In the draft, Colbert added a complementary running back (Benny Snell Jr.) and a wide receiver (Diontae Johnson). But the boldest move was his trade up to get inside linebacker Devin Bush at 10th overall, sending a 2019 second-rounder and 2020 third-rounder to the Denver Broncos.
“When you go into a draft, you identify six or seven player who, if you got to within their reach, you would try to trade up to get them,” Colbert said. “This year, Devin was identified as one of those players.”
Colbert said the team justified the cost to get Bush because of how important the role is that he will be asked to fill: a sideline-to-sideline linebacker the team has been missing since the injury to Ryan Shazier.

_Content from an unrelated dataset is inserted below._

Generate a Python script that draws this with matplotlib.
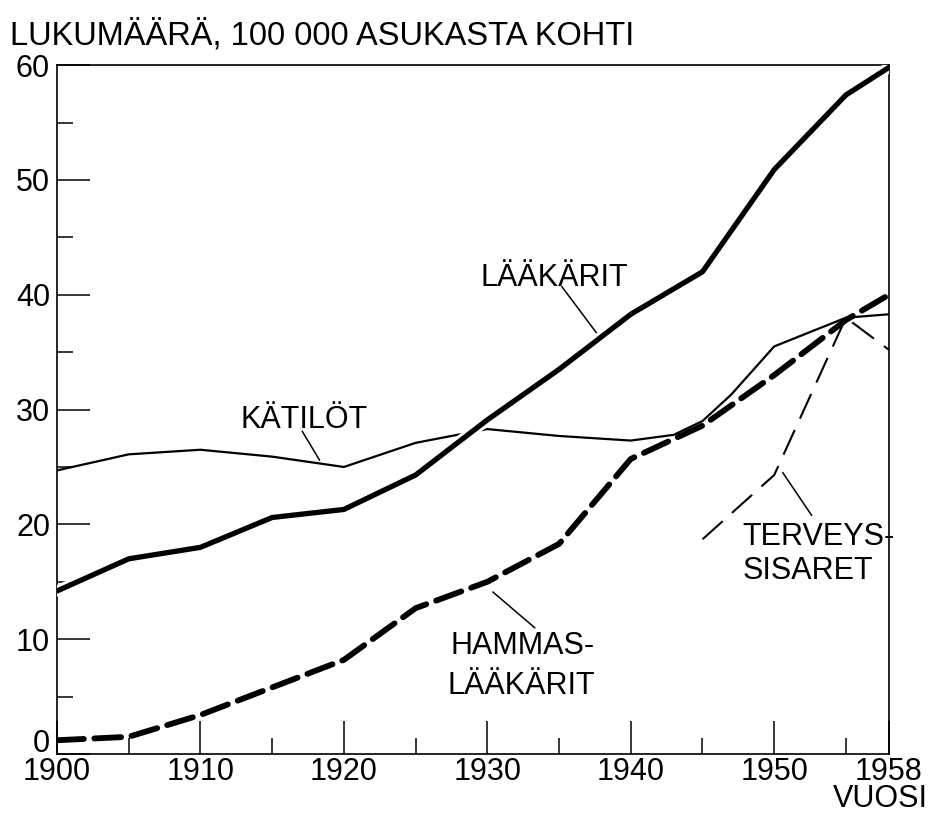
import matplotlib
matplotlib.use("Agg")
import matplotlib.pyplot as plt
import matplotlib.patheffects as pe
from matplotlib.ticker import MultipleLocator
from matplotlib.transforms import ScaledTranslation

# ---- data ----
years_laakarit = [1900, 1905, 1910, 1915, 1920, 1925, 1930, 1935, 1940, 1945, 1950, 1955, 1958]
laakarit = [14.2, 17.0, 18.0, 20.6, 21.3, 24.3, 29.1, 33.5, 38.3, 42.0, 50.9, 57.4, 59.8]

years_katilot = [1900, 1905, 1910, 1915, 1920, 1925, 1930, 1935, 1940, 1943, 1945, 1947, 1950, 1955, 1958]
katilot = [24.7, 26.1, 26.5, 25.9, 25.0, 27.1, 28.3, 27.7, 27.3, 27.8, 29.0, 31.3, 35.5, 38.0, 38.3]

years_hammas = [1900, 1905, 1910, 1915, 1920, 1925, 1930, 1935, 1940, 1945, 1950, 1955, 1958]
hammas = [1.2, 1.5, 3.4, 5.8, 8.2, 12.7, 15.0, 18.3, 25.7, 28.6, 33.0, 37.8, 40.0]

years_terveys = [1945, 1950, 1955, 1958]
terveys = [18.7, 24.3, 38.0, 35.2]

xticks = [1900, 1910, 1920, 1930, 1940, 1950, 1958]
xtick_labels = ["1900", "1910", "1920", "1930", "1940", "1950", "1958"]
yticks = [0, 10, 20, 30, 40, 50, 60]

title = "LUKUMÄÄRÄ, 100 000 ASUKASTA KOHTI"
xlabel = "VUOSI"

narrow = ["Liberation Sans Narrow", "Liberation Sans", "DejaVu Sans"]
wide = ["Liberation Sans", "DejaVu Sans"]

fig = plt.figure(figsize=(9.33, 8.14), dpi=100)
ax = fig.add_axes([0.0611, 0.0737, 0.8917, 0.8463])
ax.set_xlim(1900, 1958)
ax.set_ylim(0, 60)

# thin lines first
ax.plot(years_katilot, katilot, color="black", lw=1.6, solid_joinstyle="round", zorder=2)
ax.plot(years_terveys, terveys, color="black", lw=1.5, dashes=(13, 6), zorder=2)
# thick lines with white halo so thin lines appear broken at crossings
halo = [pe.Stroke(linewidth=8, foreground="white"), pe.Normal()]
ax.plot(years_laakarit, laakarit, color="black", lw=3.8, solid_capstyle="round",
        solid_joinstyle="round", path_effects=halo, zorder=3)
ax.plot(years_hammas, hammas, color="black", lw=4.2, dashes=(4.6, 1.8),
        dash_capstyle="round", zorder=3)

# ticks
ax.set_xticks(xticks)
ax.set_xticklabels(xtick_labels, family=narrow, fontsize=22)
ax.xaxis.set_minor_locator(MultipleLocator(5))
ax.set_yticks(yticks)
ax.set_yticklabels([str(v) for v in yticks], family=narrow, fontsize=22)
ax.yaxis.set_minor_locator(MultipleLocator(5))
ax.tick_params(which="major", direction="in", length=24, width=1.1)
ax.tick_params(axis="x", which="major", pad=2)
ax.tick_params(axis="y", which="major", pad=5)
ax.tick_params(which="minor", direction="in", length=11.5, width=1.1)
for s in ax.spines.values():
    s.set_linewidth(1.2)
# raise the "0" label slightly, as in the reference
zero_lab = ax.get_yticklabels()[0]
zero_lab.set_transform(zero_lab.get_transform() + ScaledTranslation(0, 0.14, fig.dpi_scale_trans))

# curve labels and leader lines
lab = dict(family=wide, fontsize=22, color="black", va="baseline", ha="left")
ax.text(1929.5, 40.8, "LÄÄKÄRIT", **lab)
ax.plot([1935.2, 1937.6], [40.7, 36.7], color="black", lw=1.1)
ax.text(1912.8, 28.4, "KÄTILÖT", **lab)
ax.plot([1917.1, 1918.3], [28.1, 25.6], color="black", lw=1.1)
ax.text(1927.4, 8.7, "HAMMAS-", **lab)
ax.text(1927.2, 5.2, "LÄÄKÄRIT", **lab)
ax.plot([1930.4, 1933.3], [14.1, 11.0], color="black", lw=1.1)
ax.text(1947.8, 18.2, "TERVEYS-", **lab)
ax.text(1947.8, 15.2, "SISARET", **lab)
ax.plot([1950.6, 1952.6], [24.5, 20.8], color="black", lw=1.1)

fig.text(0.0107, 0.945, title, family=narrow, fontsize=23.5, ha="left", va="baseline")
fig.text(0.995, 0.0, xlabel, family=narrow, fontsize=22, ha="right", va="bottom")

fig.savefig("out.png", dpi=100)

“You know, the game has changed,” Colbert said. “It’s not a vertical game as much as it is now a horizontal game. You have to be able to defend horizontally. It’s different. When we drafted Ryan Shazier, we were probably ahead of the game with his ability to make plays sideline to sideline. When you lose a guy like him, hopefully you can replace him with a Devin Bush or a Mark Barron.
“Now we are much better equipped to defend modern NFL football than we were in recent years, because now we’ve got two guys who can really cover.”
It remains to be seen if the combination of Bush’s arrival, the ascension of some younger players on offense and a revitalized Roethlisberger will be enough to lift the Steelers past the upstart Cleveland Browns and rebuilt Baltimore Ravens in the AFC North. But there should be opportunity in an AFC that appears thinner than in past years, and the Steelers seem excited by the prospect of sneaking up on those who assume the losses of Bell and Brown will derail their playoff hopes.
“I think every team has an identity,” Colbert said. “On average you add 14 to 16 new players per year. When you take away dynamic producers, someone else has to produce. It doesn’t mean you can’t be a better team. We were 9-6-1 and a non-playoff team [last season], so we’re hopeful the group we have for 2019 is better than that. That’s not acceptable for us.”